Here’s the thing: in my own personal experience occupying my body and teaching many other bodies, what you eat and how healthy you appear to be doesn’t seem to have any impact on how strong or ‘advanced’ your asana practice is. Shortly after I completed my yoga teacher training program, I dove head first into the London yoga ‘scene.’ I taught 15+ classes a week, racing all over London to do so, and I practised very intense vinyasa yoga 6 (or 7) days a week, sometimes practising twice in a day. I stopped eating dairy because I was told it was bad. I cut out all alcohol and although I wasn’t consciously ‘dieting,’ looking back, I think my diet was quite a bit more restrictive than it had ever been in the previous 30 years of my life. What happened? I lost 5 kgs in about two months without really ‘trying.’ It wasn’t a shocking amount of weight, but on somebody who is 5’3’’ and didn’t really have much weight to lose, you could tell. Gradually, over the course of the past 3 years, I have remembered that I still like eating cheese and I enjoy drinking the occasional glass of wine. I’ve also become more moderate in my asana practice, usually practising 4 or 5 days a week, and often choosing one day of less vigorous asana. As a result, I’ve gained every kilo back. Some of that weight that I’ve gained is muscle. Some isn’t.

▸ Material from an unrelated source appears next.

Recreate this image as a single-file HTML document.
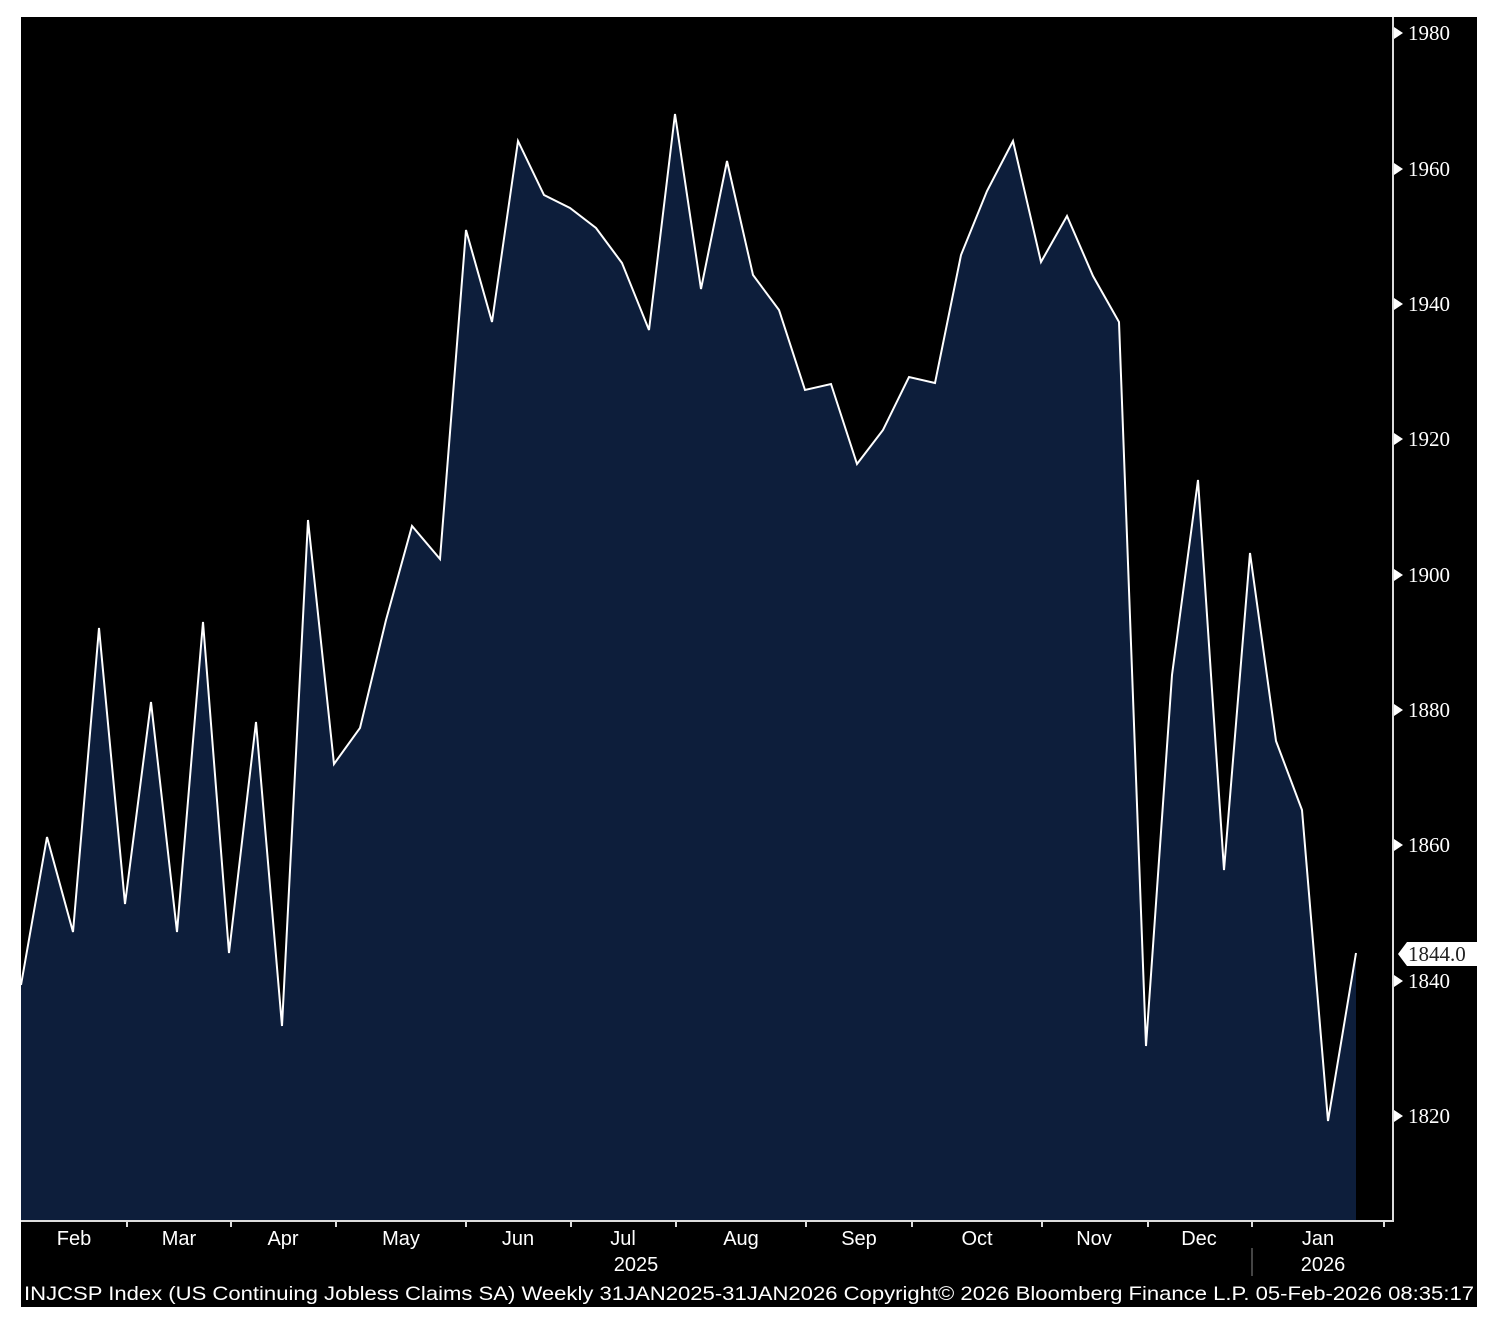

But here’s the most important thing I learned from that unintentional weight loss and subsequent weight re-gain. My asana practice was not stronger when I weighed less. In fact, it is stronger today than it has ever been before.

Why?

Because the ONLY things that makes your asana practice stronger, in my experience, are….

Experience. Time. Practise.

Not what you eat.

And certainly not what you don’t eat.

“Practice becomes firmly grounded when well attended for a long time, without break, and in all earnestness.” (Patanjali's Yoga Sutras I:14)

I eat my fair share of salads and oatmeal, quinoa, pomegranates, kale, and yes, even green smoothies. You will find chia seeds in my kitchen. I am a vegetarian. One of the best things I make is a raw vegan freezer ‘fudge.’ But I am also an unabashed foodie and believe that life is for living. I drink coffee every day because I love it and it tastes good. When friends bake cookies and share them with me, I happily and gratefully gobble them down without asking how many grams of refined sugar they contain. No trip to Paris is complete without gooey, stinky French cheese. I make and eat homemade pancakes every Sunday morning because pancakes are delicious. I recently discovered (vegetarian) Percy Pigs and I can’t deny that they are mind-blowingly tasty. I prefer a life that allows me to eat dahi puri from a food stall on the streets of Mysore, and drink a cold beer when out for curry on a Friday night with friends. That is what balance, moderation, and equanimity look like to me. In the same way that I can't decide what variation of Utthita Parsvakonasana is right for you, I also can't tell you what you should be eating. Your diet will almost certainly be different from mine. There is no 'perfect' way to eat, and no magic food that you can add or eliminate from your diet that will change your yoga practice (or your life). And don’t go down the rabbit hole of believing that all yoga teachers have a perfectly ‘clean’ diet, or even worse, that you need to eat a certain way to be a ‘real’ yogi or have an advanced practice.

As yoga teachers, it is time to take responsibility for the messages we are consciously or unconsciously spreading. Like it or not, we are role models and what we say has a huge impact on our students. I’d propose spreading a message that is in line with the over-arching, historical approach of yoga, which promotes and fosters moderation.